- Data shown:
<<<<
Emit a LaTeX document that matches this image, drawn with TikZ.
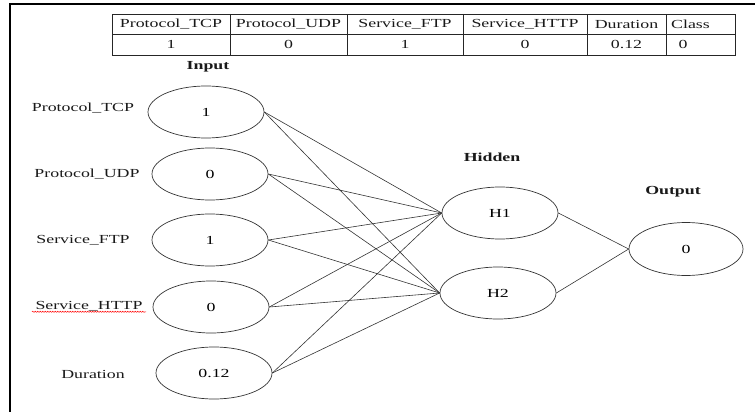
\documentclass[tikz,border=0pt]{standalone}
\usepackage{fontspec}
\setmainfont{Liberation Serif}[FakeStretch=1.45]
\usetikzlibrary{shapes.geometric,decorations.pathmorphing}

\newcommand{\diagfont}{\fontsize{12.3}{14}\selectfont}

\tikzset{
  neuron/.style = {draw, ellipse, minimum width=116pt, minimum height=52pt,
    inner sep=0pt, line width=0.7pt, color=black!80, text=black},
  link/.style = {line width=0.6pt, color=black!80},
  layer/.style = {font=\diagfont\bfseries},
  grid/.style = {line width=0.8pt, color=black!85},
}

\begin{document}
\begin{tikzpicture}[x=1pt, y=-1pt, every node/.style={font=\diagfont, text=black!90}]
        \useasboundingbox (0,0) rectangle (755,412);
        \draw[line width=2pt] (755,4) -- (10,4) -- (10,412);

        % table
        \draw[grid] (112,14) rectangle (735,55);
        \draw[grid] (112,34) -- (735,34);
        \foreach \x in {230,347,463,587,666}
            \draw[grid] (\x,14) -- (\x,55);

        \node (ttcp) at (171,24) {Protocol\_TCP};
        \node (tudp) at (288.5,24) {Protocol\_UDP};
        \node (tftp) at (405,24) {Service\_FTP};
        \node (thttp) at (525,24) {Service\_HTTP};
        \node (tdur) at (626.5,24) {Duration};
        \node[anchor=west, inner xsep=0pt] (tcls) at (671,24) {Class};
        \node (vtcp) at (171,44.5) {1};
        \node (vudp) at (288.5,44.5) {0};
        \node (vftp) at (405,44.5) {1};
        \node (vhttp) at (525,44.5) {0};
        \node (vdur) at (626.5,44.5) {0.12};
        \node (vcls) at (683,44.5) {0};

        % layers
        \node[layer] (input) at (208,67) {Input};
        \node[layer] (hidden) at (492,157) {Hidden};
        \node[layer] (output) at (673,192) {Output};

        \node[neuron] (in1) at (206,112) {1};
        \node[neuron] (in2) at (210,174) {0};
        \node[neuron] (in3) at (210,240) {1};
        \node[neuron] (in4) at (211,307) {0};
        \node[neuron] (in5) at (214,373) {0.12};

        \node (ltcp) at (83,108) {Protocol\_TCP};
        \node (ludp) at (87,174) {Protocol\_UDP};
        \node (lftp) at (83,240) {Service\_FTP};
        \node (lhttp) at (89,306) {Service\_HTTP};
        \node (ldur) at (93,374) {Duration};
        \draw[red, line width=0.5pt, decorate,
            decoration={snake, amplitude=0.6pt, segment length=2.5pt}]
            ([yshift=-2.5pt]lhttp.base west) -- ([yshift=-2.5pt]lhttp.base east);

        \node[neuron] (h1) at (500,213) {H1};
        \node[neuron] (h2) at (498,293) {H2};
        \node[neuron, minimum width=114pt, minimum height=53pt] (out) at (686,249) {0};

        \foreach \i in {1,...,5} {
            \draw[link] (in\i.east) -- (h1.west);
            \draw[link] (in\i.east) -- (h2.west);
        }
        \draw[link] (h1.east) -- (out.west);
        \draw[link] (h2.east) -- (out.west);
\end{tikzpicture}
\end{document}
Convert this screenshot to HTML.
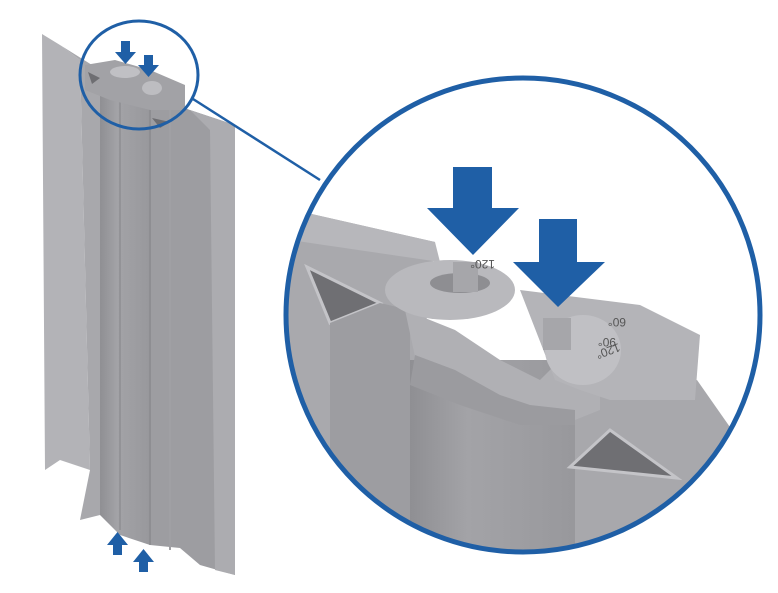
>>>>
Search the entries for the word "this" and gather every line where it appears.

Emit a LaTeX document that matches this image, drawn with TikZ.
Convert this screenshot to HTML.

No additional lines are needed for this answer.